Climatologist Ian Black retiring after 33 years with CBC Ottawa

After 33 years of forecasts, CBC Ottawa climatologist Ian Black is stepping away from the green screen.

Black started his career with CBC in 1989

Ian Black was the first ever Canadian Meteorological and Oceanographic Society endorsed forecaster. (CBC)

After 33 years of forecasts, CBC Ottawa climatologist Ian Black is stepping away from the green screen.

Thursday marks his last newscast as CBC Ottawa's climatologist to cap a career that started in 1989.

At a time when everyone in the newsroom was smoking and using typewriters, Black had his trusty chalk to draw up weather patterns.

He said he can thank his analysis of TV weather reporting for his senior honours thesis, which helped him keep up with inevitable changes that come with time and technology.

As a self-described weather geek, he has been excited by developments in technology that have made TV weather forecasting what he thought it could be today.

WATCH | CBC Ottawa climatologist Ian Black retires after 33 years

CBC Ottawa climatologist Ian Black retiring after 33 years

17 days ago
Duration 5:57
Compilation video showcases 33 years of Ian Black serving as CBC Ottawa's climatologist.

He is the only forecaster in Ottawa endorsed by the Canadian Metrological and Oceanographic Society and was the first ever broadcaster to get that honour.

Black is clearly endorsed by his audience — the man has almost 250,000 Twitter followers.

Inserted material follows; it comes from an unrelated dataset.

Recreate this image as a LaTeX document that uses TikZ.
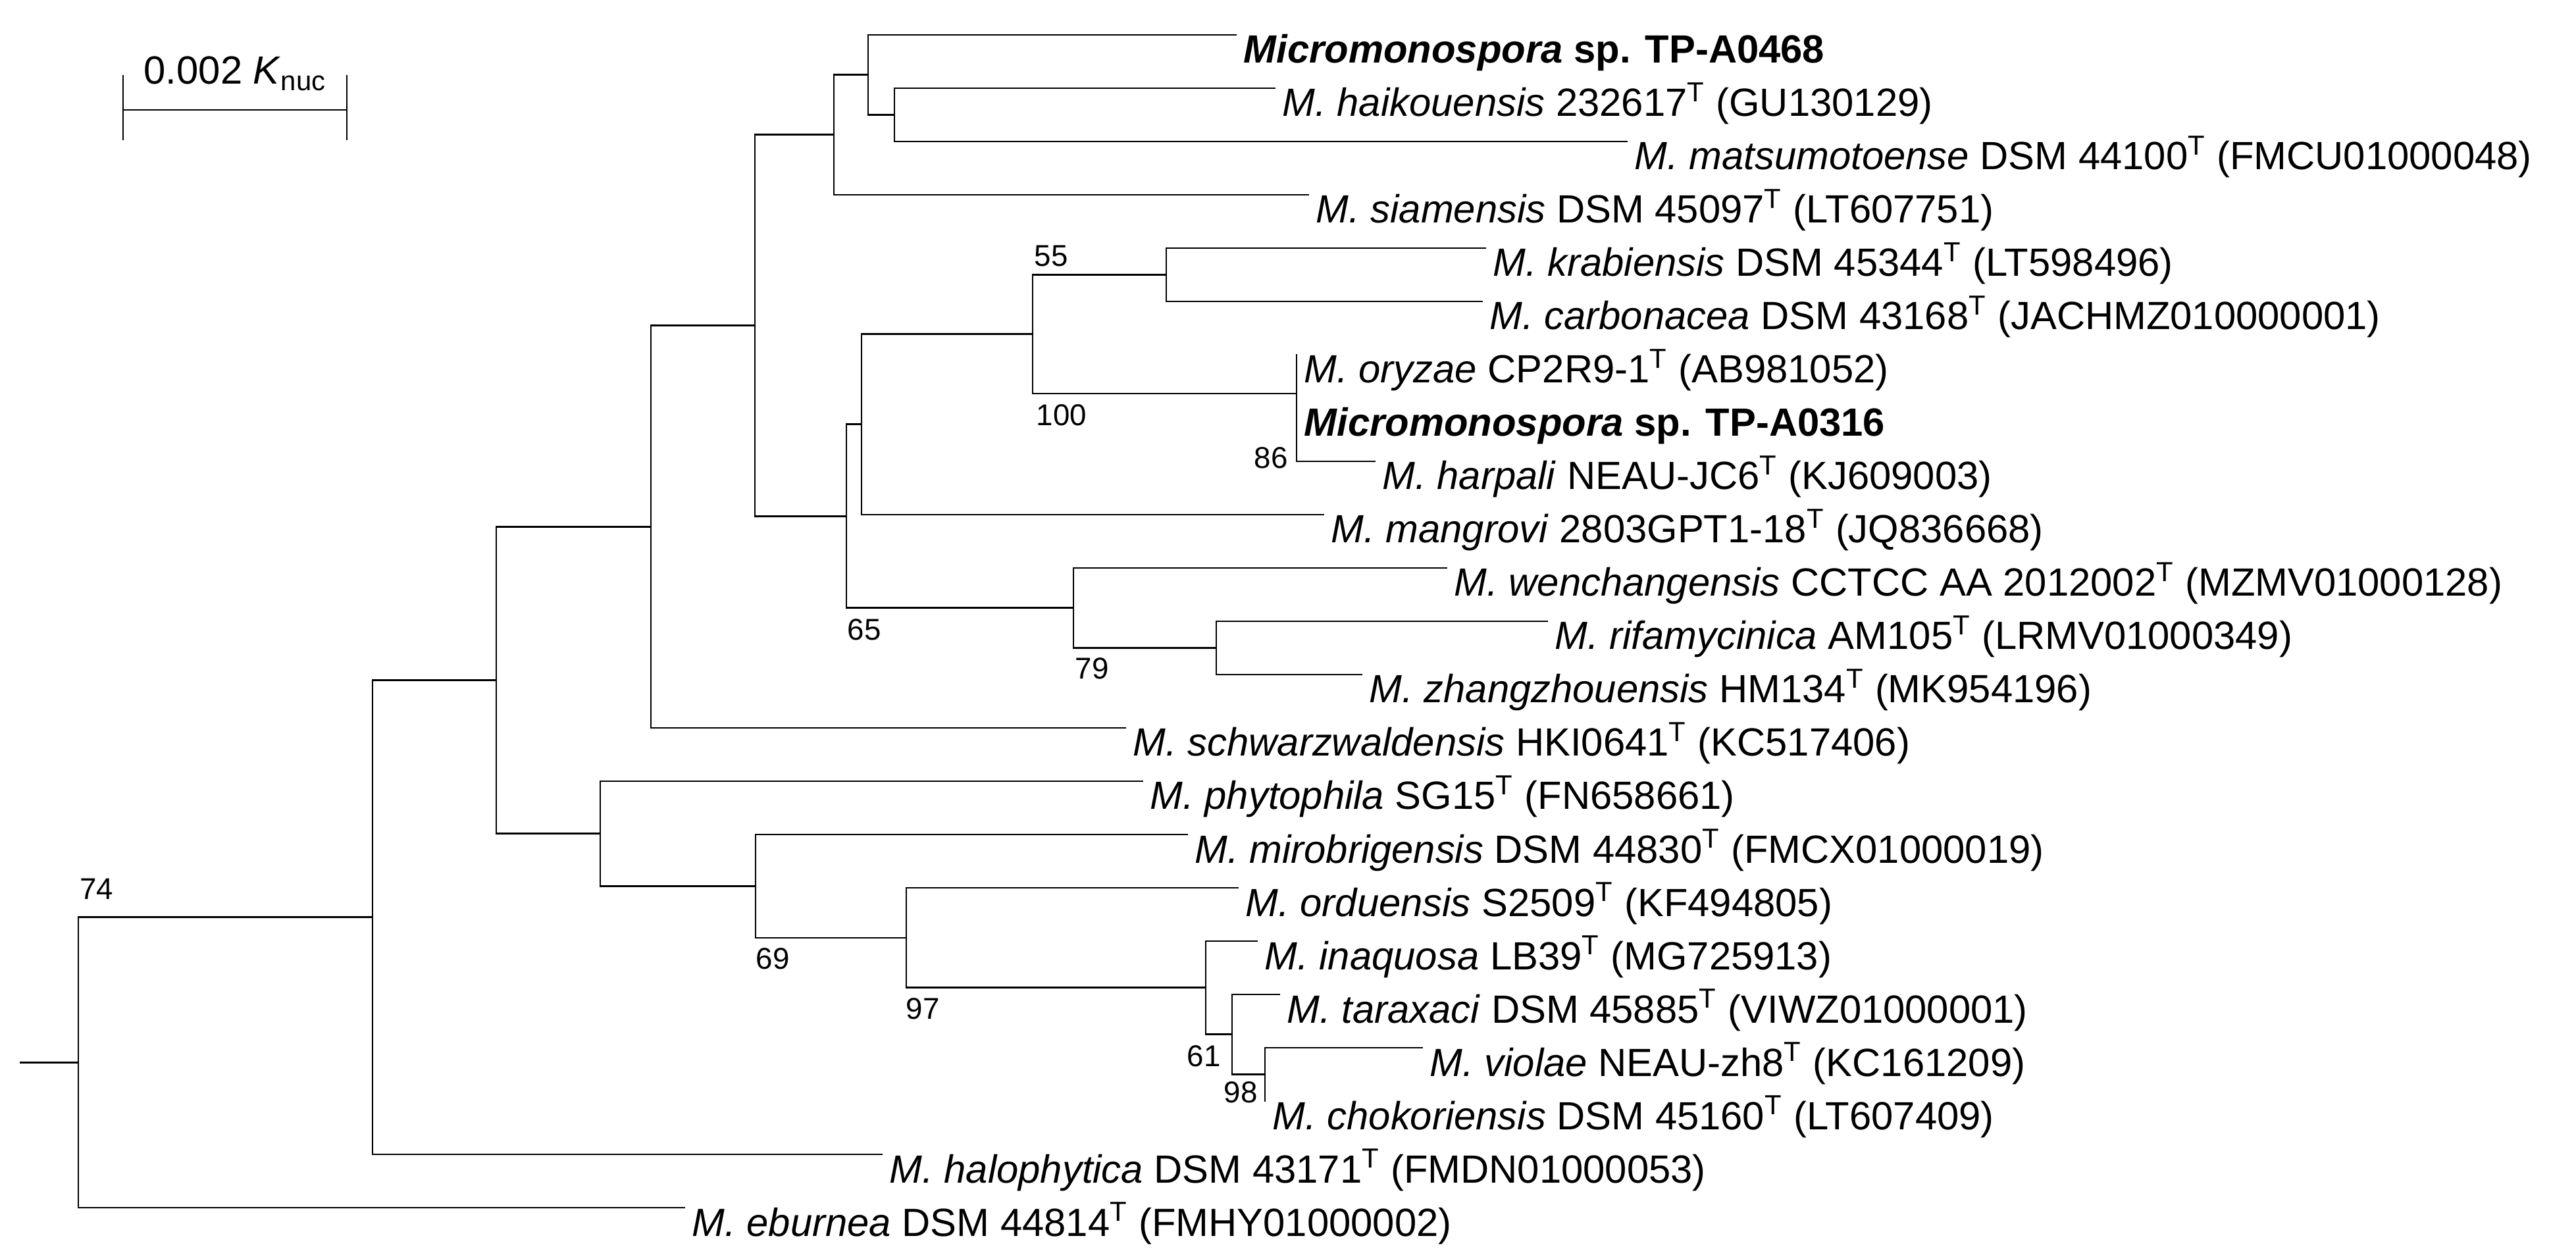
\documentclass[tikz,border=0pt]{standalone}
\usepackage{fontspec}
\setmainfont{Liberation Sans}
\newcommand\Tp{\textsuperscript{T}}
\newcommand\tip[4]{\coordinate (#1) at (#2,#3); \node[lab] (t#1) at (#2+11,#3+43) {#4};}
\tikzset{
  lab/.style={anchor=base west,inner sep=0pt,font=\fontsize{17}{20}\selectfont},
  bs/.style={anchor=center,inner sep=0pt,font=\fontsize{13}{15}\selectfont},
  br/.style={line width=0.8pt,line cap=rect}
}
\begin{document}
\begin{tikzpicture}[x=0.01cm,y=-0.01cm]
\useasboundingbox (0,0) rectangle (3914,1913);
% tips
\tip{l0}{1878}{53}{\textbf{\textit{Micromonospora} sp. TP-A0468}}
\tip{l1}{1937}{134}{\textit{M. haikouensis} 232617\Tp{} (GU130129)}
\tip{l2}{2472}{215}{\textit{M. matsumotoense} DSM 44100\Tp{} (FMCU01000048)}
\tip{l3}{1988}{296}{\textit{M. siamensis} DSM 45097\Tp{} (LT607751)}
\tip{l4}{2257}{377}{\textit{M. krabiensis} DSM 45344\Tp{} (LT598496)}
\tip{l5}{2252}{458}{\textit{M. carbonacea} DSM 43168\Tp{} (JACHMZ010000001)}
\tip{l6}{1970}{539}{\textit{M. oryzae} CP2R9-1\Tp{} (AB981052)}
\tip{l7}{1970}{620}{\textbf{\textit{Micromonospora} sp. TP-A0316}}
\tip{l8}{2089}{701}{\textit{M. harpali} NEAU-JC6\Tp{} (KJ609003)}
\tip{l9}{2011}{782}{\textit{M. mangrovi} 2803GPT1-18\Tp{} (JQ836668)}
\tip{l10}{2198}{863}{\textit{M. wenchangensis} CCTCC AA 2012002\Tp{} (MZMV01000128)}
\tip{l11}{2351}{944}{\textit{M. rifamycinica} AM105\Tp{} (LRMV01000349)}
\tip{l12}{2069}{1025}{\textit{M. zhangzhouensis} HM134\Tp{} (MK954196)}
\tip{l13}{1710}{1106}{\textit{M. schwarzwaldensis} HKI0641\Tp{} (KC517406)}
\tip{l14}{1736}{1187}{\textit{M. phytophila} SG15\Tp{} (FN658661)}
\tip{l15}{1804}{1268}{\textit{M. mirobrigensis} DSM 44830\Tp{} (FMCX01000019)}
\tip{l16}{1881}{1349}{\textit{M. orduensis} S2509\Tp{} (KF494805)}
\tip{l17}{1910}{1430}{\textit{M. inaquosa} LB39\Tp{} (MG725913)}
\tip{l18}{1944}{1511}{\textit{M. taraxaci} DSM 45885\Tp{} (VIWZ01000001)}
\tip{l19}{2161}{1592}{\textit{M. violae} NEAU-zh8\Tp{} (KC161209)}
\tip{l20}{1922}{1673}{\textit{M. chokoriensis} DSM 45160\Tp{} (LT607409)}
\tip{l21}{1340}{1754}{\textit{M. halophytica} DSM 43171\Tp{} (FMDN01000053)}
\tip{l22}{1040}{1835}{\textit{M. eburnea} DSM 44814\Tp{} (FMHY01000002)}
% internal nodes
\coordinate (hk) at (1359,174.5);
\coordinate (n1) at (1319,113.75);
\coordinate (n2) at (1267,204.9);
\coordinate (kb) at (1772,417.5);
\coordinate (oz) at (1970,598);
\coordinate (n5) at (1569,507.75);
\coordinate (n4) at (1309,644.9);
\coordinate (rf) at (1848,984.5);
\coordinate (wc) at (1631,923.75);
\coordinate (n65) at (1286,784.3);
\coordinate (n3) at (1147,494.6);
\coordinate (nD) at (989,800.3);
\coordinate (n98) at (1922,1632.5);
\coordinate (tx) at (1872,1571.75);
\coordinate (n61) at (1832,1500.9);
\coordinate (n97) at (1377,1425);
\coordinate (n69) at (1148,1346.5);
\coordinate (ph) at (912,1266.75);
\coordinate (nC) at (754,1033.5);
\coordinate (nB) at (566,1393.8);
\coordinate (nA) at (119,1614.4);
\coordinate (root) at (31,1614.4);
% branches
\begin{scope}[br]
\draw (hk) |- (l1); \draw (hk) |- (l2);
\draw (n1) |- (l0); \draw (n1) |- (hk);
\draw (n2) |- (n1); \draw (n2) |- (l3);
\draw (kb) |- (l4); \draw (kb) |- (l5);
\draw (oz) |- (l6); \draw (oz) |- (l8);
\draw (n5) |- (kb); \draw (n5) |- (oz);
\draw (n4) |- (n5); \draw (n4) |- (l9);
\draw (rf) |- (l11); \draw (rf) |- (l12);
\draw (wc) |- (l10); \draw (wc) |- (rf);
\draw (n65) |- (n4); \draw (n65) |- (wc);
\draw (n3) |- (n2); \draw (n3) |- (n65);
\draw (nD) |- (n3); \draw (nD) |- (l13);
\draw (n98) |- (l19); \draw (n98) |- (l20);
\draw (tx) |- (l18); \draw (tx) |- (n98);
\draw (n61) |- (l17); \draw (n61) |- (tx);
\draw (n97) |- (l16); \draw (n97) |- (n61);
\draw (n69) |- (l15); \draw (n69) |- (n97);
\draw (ph) |- (l14); \draw (ph) |- (n69);
\draw (nC) |- (nD); \draw (nC) |- (ph);
\draw (nB) |- (nC); \draw (nB) |- (l21);
\draw (nA) |- (nB); \draw (nA) |- (l22);
\draw (root) -- (nA);
\end{scope}
% bootstrap values
\node[bs] (b74) at (147,1351) {74};
\node[bs] (b55) at (1597,389) {55};
\node[bs] (b100) at (1613,631) {100};
\node[bs] (b86) at (1931,696) {86};
\node[bs] (b65) at (1313,957) {65};
\node[bs] (b79) at (1659,1016) {79};
\node[bs] (b69) at (1174,1457) {69};
\node[bs] (b97) at (1402,1533) {97};
\node[bs] (b61) at (1829,1605) {61};
\node[bs] (b98) at (1885,1660) {98};
% scale bar
\coordinate (sa) at (187,167);
\coordinate (sb) at (527,167);
\draw[br,line cap=butt] (sa) -- (sb);
\draw[br,line cap=butt] ([yshift=15]sa) -- ([yshift=-13]sa);
\draw[br,line cap=butt] ([yshift=15]sb) -- ([yshift=-13]sb);
\node[lab] (sl) at (218,128) {0.002 \textit{K}\textsubscript{nuc}};
\end{tikzpicture}
\end{document}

That's 100,000 more than Ottawa Public Health.

Origin story

Black maintains he was born to do the weather, and the common folklore around this seems to check out.

Ian Black, as seen during the first decade of his career in the 1990s, when shirts were busier. (CBC)

As the story goes, when he was six he sat on the front porch with his mom and watched a thunderstorm approach. So amazed by the power of Mother Nature, he went to the library and read up on the weather phenomenon.

The next time a storm was coming, he cautioned his mother on the dangers of being outside during a storm.

Before becoming a weatherman, Black was a substitute teacher in Ottawa and claims to have taught at "just about every school in town," according to his CBC bio.

He said he's planning on getting a new camera — photography is another of his passions. He also wants to do a lot of gardening and hanging by the pool. 

He also plans on buying a new set of golf clubs and claims to be better than recent CBC retiree Dan Séguin. There's only one way to determine if that forecast is correct — an 18-hole showdown.